## START PROVIDED INFORMATION

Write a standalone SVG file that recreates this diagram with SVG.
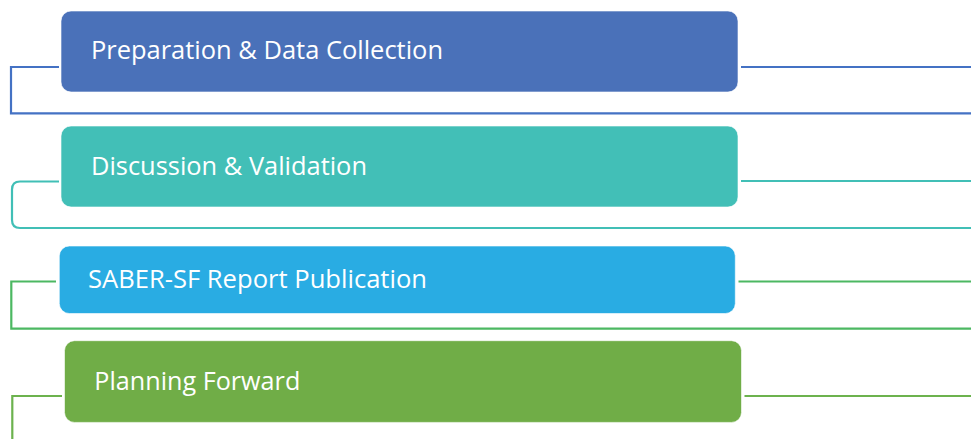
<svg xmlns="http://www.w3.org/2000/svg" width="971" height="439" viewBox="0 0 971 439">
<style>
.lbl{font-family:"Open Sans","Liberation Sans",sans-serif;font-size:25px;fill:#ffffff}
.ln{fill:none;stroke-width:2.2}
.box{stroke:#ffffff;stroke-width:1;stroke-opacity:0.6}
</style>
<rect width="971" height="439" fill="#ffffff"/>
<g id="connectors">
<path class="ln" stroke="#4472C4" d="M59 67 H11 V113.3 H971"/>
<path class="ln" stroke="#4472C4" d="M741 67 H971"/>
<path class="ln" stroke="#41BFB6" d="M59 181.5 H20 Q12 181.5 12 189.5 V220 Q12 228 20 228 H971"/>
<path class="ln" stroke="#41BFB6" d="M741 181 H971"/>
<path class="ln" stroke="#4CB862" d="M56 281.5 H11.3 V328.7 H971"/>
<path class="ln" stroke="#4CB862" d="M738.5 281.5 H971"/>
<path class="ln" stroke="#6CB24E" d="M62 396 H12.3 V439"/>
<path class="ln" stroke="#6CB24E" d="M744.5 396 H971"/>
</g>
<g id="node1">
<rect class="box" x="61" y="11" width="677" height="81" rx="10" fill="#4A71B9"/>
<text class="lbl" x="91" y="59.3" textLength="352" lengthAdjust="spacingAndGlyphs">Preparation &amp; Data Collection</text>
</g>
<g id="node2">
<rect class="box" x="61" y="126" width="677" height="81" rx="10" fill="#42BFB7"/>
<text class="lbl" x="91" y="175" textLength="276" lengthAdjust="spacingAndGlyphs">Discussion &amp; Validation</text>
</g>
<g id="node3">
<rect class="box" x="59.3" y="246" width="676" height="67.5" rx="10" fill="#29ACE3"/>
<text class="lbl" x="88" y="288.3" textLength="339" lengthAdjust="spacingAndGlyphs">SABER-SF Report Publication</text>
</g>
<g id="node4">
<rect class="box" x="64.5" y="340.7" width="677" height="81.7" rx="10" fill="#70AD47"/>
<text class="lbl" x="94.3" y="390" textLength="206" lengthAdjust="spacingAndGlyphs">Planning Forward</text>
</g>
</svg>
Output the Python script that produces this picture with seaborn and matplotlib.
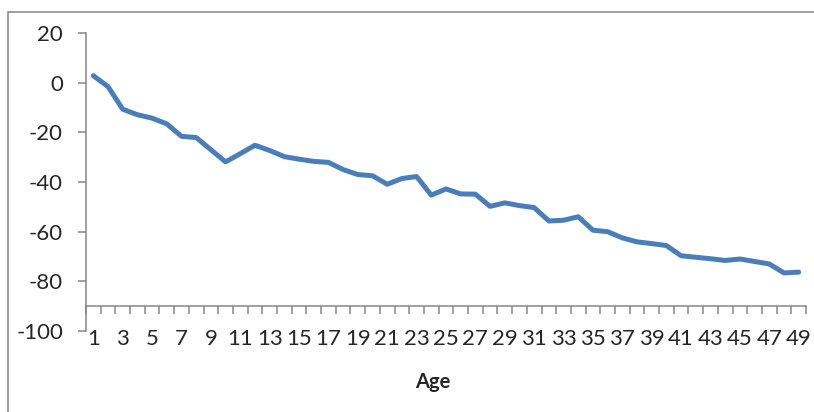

## END PROVIDED INFORMATION

Transcribe the full listing above exactly as it stands, minus the pictures.

→ WRITTEN ANSWER
Write a standalone SVG file that recreates this diagram with SVG.
<svg xmlns="http://www.w3.org/2000/svg" width="971" height="439" viewBox="0 0 971 439">
<style>
.lbl{font-family:"Open Sans","Liberation Sans",sans-serif;font-size:25px;fill:#ffffff}
.ln{fill:none;stroke-width:2.2}
.box{stroke:#ffffff;stroke-width:1;stroke-opacity:0.6}
</style>
<rect width="971" height="439" fill="#ffffff"/>
<g id="connectors">
<path class="ln" stroke="#4472C4" d="M59 67 H11 V113.3 H971"/>
<path class="ln" stroke="#4472C4" d="M741 67 H971"/>
<path class="ln" stroke="#41BFB6" d="M59 181.5 H20 Q12 181.5 12 189.5 V220 Q12 228 20 228 H971"/>
<path class="ln" stroke="#41BFB6" d="M741 181 H971"/>
<path class="ln" stroke="#4CB862" d="M56 281.5 H11.3 V328.7 H971"/>
<path class="ln" stroke="#4CB862" d="M738.5 281.5 H971"/>
<path class="ln" stroke="#6CB24E" d="M62 396 H12.3 V439"/>
<path class="ln" stroke="#6CB24E" d="M744.5 396 H971"/>
</g>
<g id="node1">
<rect class="box" x="61" y="11" width="677" height="81" rx="10" fill="#4A71B9"/>
<text class="lbl" x="91" y="59.3" textLength="352" lengthAdjust="spacingAndGlyphs">Preparation &amp; Data Collection</text>
</g>
<g id="node2">
<rect class="box" x="61" y="126" width="677" height="81" rx="10" fill="#42BFB7"/>
<text class="lbl" x="91" y="175" textLength="276" lengthAdjust="spacingAndGlyphs">Discussion &amp; Validation</text>
</g>
<g id="node3">
<rect class="box" x="59.3" y="246" width="676" height="67.5" rx="10" fill="#29ACE3"/>
<text class="lbl" x="88" y="288.3" textLength="339" lengthAdjust="spacingAndGlyphs">SABER-SF Report Publication</text>
</g>
<g id="node4">
<rect class="box" x="64.5" y="340.7" width="677" height="81.7" rx="10" fill="#70AD47"/>
<text class="lbl" x="94.3" y="390" textLength="206" lengthAdjust="spacingAndGlyphs">Planning Forward</text>
</g>
</svg>
Output the Python script that produces this picture with seaborn and matplotlib.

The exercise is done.